Consequences and advantages of the use of the general mechanism of substitution
On the basis of the general mechanism discussed above, it was possible to determine the true effects of substituents on the electrophilic activity of nitroarenes. The effect of substituents on rates of nucleophilic substitution of halogens in halonitroarenes has been the subject of numerous studies [1, 2, 3, 4]. However, the results, although practically useful, cannot be considered as a measure of electrophilicity of nitroarenes, for two main reasons: (a) the rates of the substitution were dependent on the nature of the leaving groups, and (b) the substitution is a secondary process preceded by fast and reversible addition at positions occupied by hydrogen and formation of the σH adducts.
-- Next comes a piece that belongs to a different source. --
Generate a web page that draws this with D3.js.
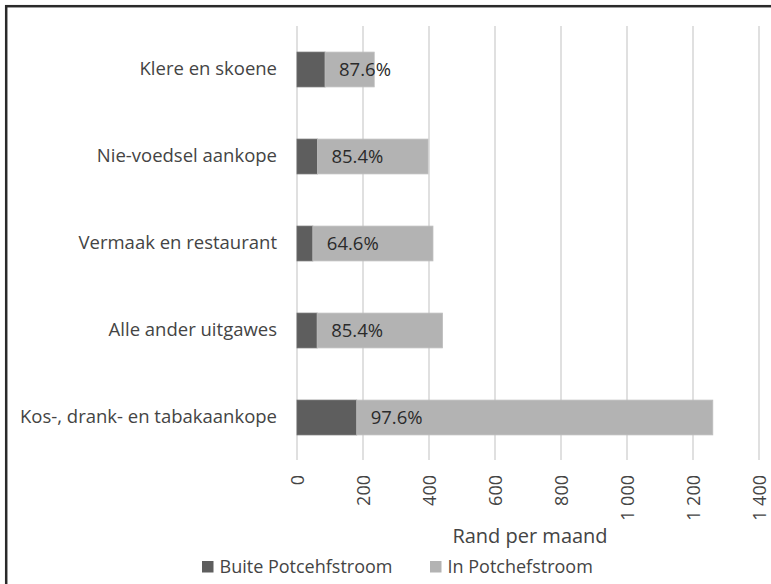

The true effects of substituents on the electrophilic activity of nitroarenes were determined by measuring of the rates of nucleophilic addition at positions occupied by hydrogen [50, 51].
I certainly hope that the general mechanism presented in this paper will find a way to classrooms and textbooks and will be helpful in solving many synthetic problems. I also hope that the examples and reasoning presented in the paper will promote wider application of these processes in practical organic synthesis and will inspire the design of new reactions.